Tip: I use tongue twisters to warm up.

 

Epperheimer in AZIMUTH, by Alonzo King. Photo by Margo Moritz, courtesy HSDC.

Kellie Epperheimer Hubbard Street Dance Chicago

The most awkward part of speaking onstage is trying to make it natural. As dancers, we’re used to making our movements look natural. It takes longer to get used to the sound of your own voice—I sound different onstage than in regular life, and I feel more vulnerable.

Recently, after collaborating with The Second City, the actors taught us some tricks for improvising text. My favorite is “yes, and” where you never say no, but you’re always trying to expand the possibilities for what comes next. That resonates with something I’ve learned about dancing, which is that you always want to give your partner onstage as much to work with as possible—I wouldn’t want to extend my hand out some odd way that leaves only one way for my partner to grasp it.
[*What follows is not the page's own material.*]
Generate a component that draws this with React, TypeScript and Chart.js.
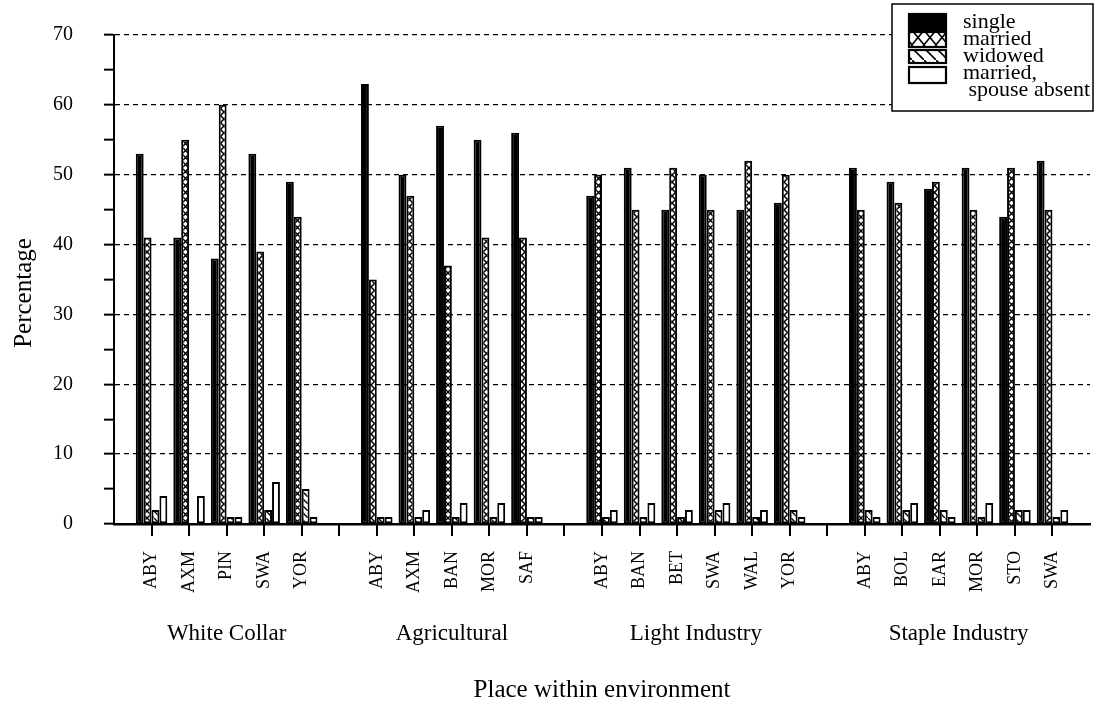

I don’t like listening to my voice, to be honest, but there isn’t much I can do about it. I keep trying to project more, speak clearly and be loud, while still sounding like myself, to an audience. It’s hard. But my voice is the voice that I have.

Tip: Imagine that you’re speaking to someone whom you talk with in real life.

 

Butler (second from left) in Bill T. Jones’ Analogy. Photo by Paul B Goode, courtesy BTJAZDC.

Rena Butler Bill T. Jones/Arnie Zane Dance Company

About two weeks before my first rehearsal with Bill T. Jones/Arnie Zane Dance Company, the stage manager sent me 100 paragraphs extracted from a novel titled The Emigrants by W. G. Sebald. My job was to memorize 12 paragraphs for a new work, Analogy. I was extremely nervous: Not only did I have to try new ways of moving, I was now being asked to speak, to access my brain in an unfamiliar way. I remember my heart was pounding like a djembe that first day. Up until then, my job had been only to dance. That was the career I worked endless hours for in the studio—all of the tendus and pirouettes, which for me never required anything vocal.

But after several rehearsals, I started to realize that I was making this much harder than it had to be. Performing a monologue in front of an audience is more empowering than it is scary. Once I found the rhythm of the words, it became easier to remember the text, and I started to play with the feeling of the conversation. Bill coaches us to deliver the text differently every time—it helps develop more range and build depth to your character. In trying to figure out how I would react, what I would say, I’ve found rhythm, inflection, cadence and tone in both my words and my movement phrasing.

Tip: I study the written material vigorously until I understand the dialogue between the characters, then focus on the rhythm of the phrasing.

Dance Magazine contributing writer Nancy Wozny talked  all too much in her choreography in the late ’80s and ’90s before giving it up to write too much.